The HTML produced by pandoc-2.16 does not have any sourceCode annotations:

<p>This is a very minimal <code>Dockerfile</code>:</p>
<pre class="dockerfile"><code>FROM ubuntu:bionic

RUN apt-get update</code></pre>
./pandoc-2.15/bin/pandoc index.md -o index-2.15.html
# no output produced...

For comparison, here is the HTML produced by pandoc-2.15:

<p>This is a very minimal <code>Dockerfile</code>:</p>
<div class="sourceCode" id="cb1"><pre class="sourceCode dockerfile"><code class="sourceCode dockerfile"><span id="cb1-1"><a href="#cb1-1" aria-hidden="true" tabindex="-1"></a><span class="kw">FROM</span> ubuntu:bionic</span>
<span id="cb1-2"><a href="#cb1-2" aria-hidden="true" tabindex="-1"></a></span>
<span id="cb1-3"><a href="#cb1-3" aria-hidden="true" tabindex="-1"></a><span class="kw">RUN</span> apt-get update</span></code></pre></div>
aronatkins commented 2 years ago

Using an older syntax definition with up-to-date Pandoc (2.17.0.1) successfully parses and adds sourceCode annotations.

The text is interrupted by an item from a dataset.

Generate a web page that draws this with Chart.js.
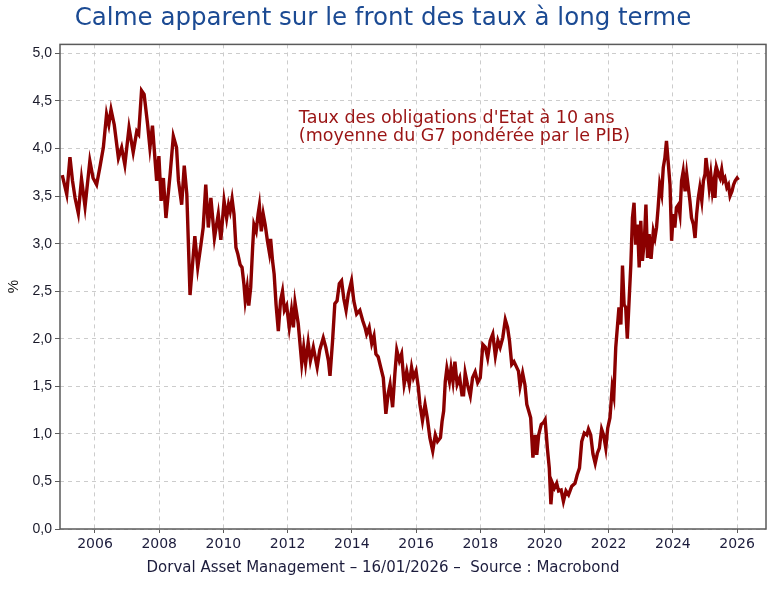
<!DOCTYPE html>
<html lang="fr">
<head>
<meta charset="utf-8">
<title>Calme apparent sur le front des taux à long terme</title>
<script src="https://cdn.jsdelivr.net/npm/chart.js@4.4.1/dist/chart.umd.min.js"></script>
<style>
  html, body { margin: 0; padding: 0; background: #fff; }
  #wrap { width: 775px; height: 589px; }
</style>
</head>
<body>
<div id="wrap"><canvas id="ratesChart" width="775" height="589"></canvas></div>
<script>
// --- Data (decimal years / % yield) ---
const dates = [
  2004.98, 2005.12, 2005.22, 2005.30, 2005.38, 2005.48, 2005.58, 2005.69, 2005.84, 2005.94,
  2006.05, 2006.15, 2006.26, 2006.36, 2006.43, 2006.50, 2006.60, 2006.73, 2006.83, 2006.93,
  2007.06, 2007.19, 2007.30, 2007.36, 2007.45, 2007.53, 2007.64, 2007.71, 2007.79, 2007.92,
  2007.99, 2008.06, 2008.13, 2008.21, 2008.34, 2008.44, 2008.54, 2008.60, 2008.70, 2008.78,
  2008.86, 2008.96, 2009.03, 2009.11, 2009.20, 2009.30, 2009.37, 2009.45, 2009.53, 2009.61,
  2009.72, 2009.84, 2009.92, 2010.02, 2010.10, 2010.16, 2010.21, 2010.27, 2010.33, 2010.39,
  2010.45, 2010.52, 2010.58, 2010.64, 2010.68, 2010.74, 2010.79, 2010.85, 2010.91, 2010.95,
  2011.02, 2011.08, 2011.12, 2011.18, 2011.24, 2011.30, 2011.37, 2011.43, 2011.47, 2011.53,
  2011.58, 2011.64, 2011.71, 2011.78, 2011.84, 2011.90, 2011.97, 2012.05, 2012.12, 2012.18,
  2012.23, 2012.33, 2012.44, 2012.50, 2012.56, 2012.64, 2012.71, 2012.80, 2012.92, 2013.00,
  2013.11, 2013.19, 2013.27, 2013.32, 2013.40, 2013.47, 2013.54, 2013.61, 2013.68, 2013.75,
  2013.82, 2013.89, 2013.99, 2014.06, 2014.15, 2014.25, 2014.34, 2014.41, 2014.46, 2014.54,
  2014.62, 2014.69, 2014.75, 2014.82, 2014.90, 2014.98, 2015.06, 2015.13, 2015.19, 2015.27,
  2015.34, 2015.40, 2015.48, 2015.55, 2015.63, 2015.71, 2015.79, 2015.86, 2015.92, 2016.00,
  2016.07, 2016.12, 2016.20, 2016.28, 2016.35, 2016.43, 2016.52, 2016.60, 2016.67, 2016.76,
  2016.81, 2016.86, 2016.91, 2016.96, 2017.04, 2017.09, 2017.15, 2017.21, 2017.28, 2017.36,
  2017.43, 2017.48, 2017.53, 2017.60, 2017.69, 2017.76, 2017.84, 2017.92, 2018.00, 2018.08,
  2018.16, 2018.23, 2018.31, 2018.39, 2018.47, 2018.55, 2018.62, 2018.70, 2018.78, 2018.85,
  2018.91, 2018.98, 2019.05, 2019.12, 2019.19, 2019.24, 2019.32, 2019.39, 2019.45, 2019.51,
  2019.57, 2019.64, 2019.71, 2019.76, 2019.82, 2019.90, 2019.97, 2020.02, 2020.09, 2020.15,
  2020.20, 2020.25, 2020.31, 2020.38, 2020.44, 2020.52, 2020.59, 2020.67, 2020.75, 2020.85,
  2020.95, 2021.02, 2021.09, 2021.16, 2021.24, 2021.32, 2021.37, 2021.44, 2021.51, 2021.58,
  2021.65, 2021.71, 2021.78, 2021.84, 2021.91, 2021.97, 2022.04, 2022.11, 2022.16, 2022.22,
  2022.27, 2022.32, 2022.38, 2022.43, 2022.48, 2022.53, 2022.58, 2022.64, 2022.69, 2022.74,
  2022.79, 2022.84, 2022.90, 2022.95, 2023.00, 2023.05, 2023.11, 2023.16, 2023.21, 2023.26,
  2023.32, 2023.39, 2023.44, 2023.49, 2023.54, 2023.59, 2023.65, 2023.70, 2023.75, 2023.80,
  2023.86, 2023.91, 2023.96, 2024.01, 2024.06, 2024.11, 2024.17, 2024.22, 2024.27, 2024.32,
  2024.38, 2024.43, 2024.48, 2024.53, 2024.58, 2024.64, 2024.69, 2024.74, 2024.79, 2024.84,
  2024.90, 2024.95, 2025.00, 2025.03, 2025.08, 2025.13, 2025.18, 2025.23, 2025.28, 2025.31,
  2025.36, 2025.42, 2025.47, 2025.52, 2025.57, 2025.62, 2025.68, 2025.73, 2025.78, 2025.84,
  2025.89, 2025.94, 2026.00, 2026.04
];
const rates = [
  3.72, 3.52, 3.91, 3.66, 3.48, 3.32, 3.68, 3.39, 3.87, 3.69,
  3.62, 3.80, 4.01, 4.36, 4.25, 4.41, 4.25, 3.90, 4.01, 3.83,
  4.22, 3.96, 4.18, 4.15, 4.61, 4.57, 4.25, 4.01, 4.24, 3.66,
  3.92, 3.45, 3.69, 3.27, 3.73, 4.13, 4.01, 3.66, 3.41, 3.82,
  3.52, 2.46, 2.75, 3.08, 2.75, 2.99, 3.17, 3.62, 3.17, 3.48,
  3.06, 3.31, 3.04, 3.45, 3.27, 3.41, 3.34, 3.47, 3.31, 2.96,
  2.89, 2.78, 2.75, 2.57, 2.40, 2.54, 2.35, 2.54, 2.96, 3.20,
  3.13, 3.31, 3.40, 3.13, 3.31, 3.20, 3.03, 2.91, 3.05, 2.82,
  2.68, 2.36, 2.08, 2.40, 2.50, 2.30, 2.35, 2.12, 2.30, 2.12,
  2.38, 2.16, 1.74, 1.91, 1.74, 1.96, 1.77, 1.91, 1.70, 1.88,
  2.01, 1.91, 1.77, 1.61, 1.98, 2.37, 2.40, 2.58, 2.61, 2.42,
  2.30, 2.47, 2.61, 2.40, 2.26, 2.30, 2.19, 2.12, 2.05, 2.12,
  1.95, 2.03, 1.84, 1.81, 1.70, 1.59, 1.21, 1.42, 1.52, 1.28,
  1.63, 1.88, 1.77, 1.84, 1.52, 1.66, 1.52, 1.70, 1.59, 1.66,
  1.49, 1.31, 1.14, 1.31, 1.17, 0.96, 0.82, 0.99, 0.92, 0.96,
  1.13, 1.24, 1.55, 1.69, 1.55, 1.69, 1.55, 1.76, 1.52, 1.59,
  1.41, 1.41, 1.64, 1.52, 1.40, 1.59, 1.65, 1.54, 1.59, 1.94,
  1.91, 1.80, 1.98, 2.05, 1.82, 1.98, 1.91, 2.01, 2.20, 2.12,
  1.98, 1.73, 1.76, 1.71, 1.66, 1.50, 1.64, 1.52, 1.31, 1.24,
  1.17, 0.75, 0.99, 0.78, 0.99, 1.10, 1.12, 1.15, 0.85, 0.64,
  0.26, 0.48, 0.43, 0.48, 0.40, 0.41, 0.29, 0.40, 0.36, 0.45,
  0.48, 0.57, 0.64, 0.92, 1.01, 0.99, 1.05, 0.99, 0.79, 0.69,
  0.80, 0.85, 1.05, 0.99, 0.85, 1.06, 1.17, 1.49, 1.40, 1.91,
  2.12, 2.33, 2.15, 2.77, 2.36, 2.33, 2.00, 2.43, 2.78, 3.27,
  3.43, 2.99, 3.20, 2.75, 3.24, 2.82, 3.03, 3.41, 2.85, 3.10,
  2.84, 3.13, 3.06, 3.17, 3.38, 3.62, 3.52, 3.80, 3.90, 4.08,
  3.83, 3.62, 3.03, 3.31, 3.17, 3.38, 3.41, 3.31, 3.66, 3.76,
  3.55, 3.73, 3.59, 3.45, 3.27, 3.20, 3.06, 3.31, 3.48, 3.59,
  3.45, 3.66, 3.73, 3.90, 3.76, 3.59, 3.73, 3.55, 3.66, 3.48,
  3.80, 3.73, 3.69, 3.78, 3.66, 3.69, 3.59, 3.62, 3.50, 3.55,
  3.62, 3.66, 3.69, 3.67
];
const yearTicks = [2006, 2008, 2010, 2012, 2014, 2016, 2018, 2020, 2022, 2024, 2026];
const rateTicks = [0, 0.5, 1, 1.5, 2, 2.5, 3, 3.5, 4, 4.5, 5];
const noteLines = ["Taux des obligations d'Etat à 10 ans", "(moyenne du G7 pondérée par le PIB)"];
const noteAnchor = [2012.35, 4.32]; // year, %

const roundFont = "'DejaVu Sans', 'Noto Sans', sans-serif";
const armFont = "'Liberation Sans', Arial, sans-serif";

// frame round the plot area + the annotation text
const framePlugin = {
  id: 'frame',
  afterDatasetsDraw(chart) {
    const { ctx, chartArea: a, scales } = chart;
    ctx.save();
    ctx.strokeStyle = '#5a5a5a';
    ctx.lineWidth = 1.5;
    ctx.strokeRect(a.left, a.top, a.right - a.left, a.bottom - a.top);

    ctx.fillStyle = '#9a1414';
    ctx.font = "17.5px " + roundFont;
    ctx.textBaseline = 'middle';
    ctx.textAlign = 'left';
    const nx = scales.x.getPixelForValue(noteAnchor[0]);
    const ny = scales.y.getPixelForValue(noteAnchor[1]);
    noteLines.forEach((t, i) => ctx.fillText(t, nx, ny + i * 18.5));
    ctx.restore();
  }
};

document.addEventListener('DOMContentLoaded', () => {
  const ctx = document.getElementById('ratesChart');
  new Chart(ctx, {
    type: 'line',
    data: {
      datasets: [{
        label: 'Taux à 10 ans',
        data: dates.map((d, i) => ({ x: d, y: rates[i] })),
        borderColor: '#8b0000',
        borderWidth: 3.4,
        pointRadius: 0,
        tension: 0,
        fill: false
      }]
    },
    options: {
      responsive: false,
      animation: false,
      devicePixelRatio: 1,
      layout: { padding: { left: 0, right: 9, top: 0, bottom: 0 } },
      plugins: {
        legend: { display: false },
        tooltip: { enabled: false },
        title: {
          display: true,
          text: 'Calme apparent sur le front des taux à long terme',
          color: '#1b4a93',
          font: { family: roundFont, size: 24.5, weight: 'normal' },
          padding: { top: 4, bottom: 11 }
        },
        subtitle: {
          display: true,
          position: 'bottom',
          text: 'Dorval Asset Management – 16/01/2026 –  Source : Macrobond',
          color: '#1c1c3c',
          font: { family: roundFont, size: 15, weight: 'normal' },
          padding: { top: 5, bottom: 12 }
        }
      },
      scales: {
        x: {
          type: 'linear',
          min: 2004.91,
          max: 2026.9,
          afterBuildTicks: (s) => { s.ticks = yearTicks.map(v => ({ value: v })); },
          afterFit: (s) => { s.height = 25; },
          grid: {
            color: '#cccccc',
            tickColor: '#5a5a5a',
            tickLength: 4,
            drawTicks: true
          },
          border: { display: false, dash: [4, 4] },
          ticks: {
            color: '#1c1c3c',
            font: { family: roundFont, size: 14 },
            padding: 3,
            maxRotation: 0,
            callback: (v) => String(v)
          }
        },
        y: {
          min: 0,
          max: 5.095,
          afterBuildTicks: (s) => { s.ticks = rateTicks.map(v => ({ value: v })); },
          afterFit: (s) => { s.width = 60; },
          grid: {
            color: '#cccccc',
            tickColor: '#5a5a5a',
            tickLength: 5
          },
          border: { display: false, dash: [4, 4] },
          title: {
            display: true,
            text: '%',
            color: '#111',
            font: { family: armFont, size: 15 },
            padding: { top: 5, bottom: 0 }
          },
          ticks: {
            color: '#1a1a2a',
            font: { family: armFont, size: 14 },
            padding: 3,
            callback: (v) => v.toFixed(1).replace('.', ',')
          }
        }
      }
    },
    plugins: [framePlugin]
  });
});
</script>
</body>
</html>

Using https://github.com/KDE/syntax-highlighting/blob/10c9941d364cae8fdbcca123d090308aca8ecd33/data/syntax/dockerfile.xml

./pandoc-2.17.0.1/bin/pandoc --syntax-definition dockerfile.xml index.md  -o index.html

The resulting HTML is similar to what we get with pandoc-2.15:

<p>This is a very minimal <code>Dockerfile</code>:</p>
<div class="sourceCode" id="cb1"><pre
class="sourceCode dockerfile"><code class="sourceCode dockerfile"><span id="cb1-1"><a href="#cb1-1" aria-hidden="true" tabindex="-1"></a><span class="kw">FROM</span> ubuntu:bionic</span>
<span id="cb1-2"><a href="#cb1-2" aria-hidden="true" tabindex="-1"></a></span>
<span id="cb1-3"><a href="#cb1-3" aria-hidden="true" tabindex="-1"></a><span class="kw">RUN</span> apt-get update</span></code></pre></div>

This change appears to correspond with the update to skylighting-0.12.1 in Pandoc-2.16, which contained a Dockerfile syntax update: https://github.com/jgm/skylighting/commit/22fe4fd34b8d8794046dc448dc77c192dafc3392

jgm commented 2 years ago

Transferring to skylighting.

jgm commented 2 years ago

Note: this only affects two tokenizers: markdown and dockerfile.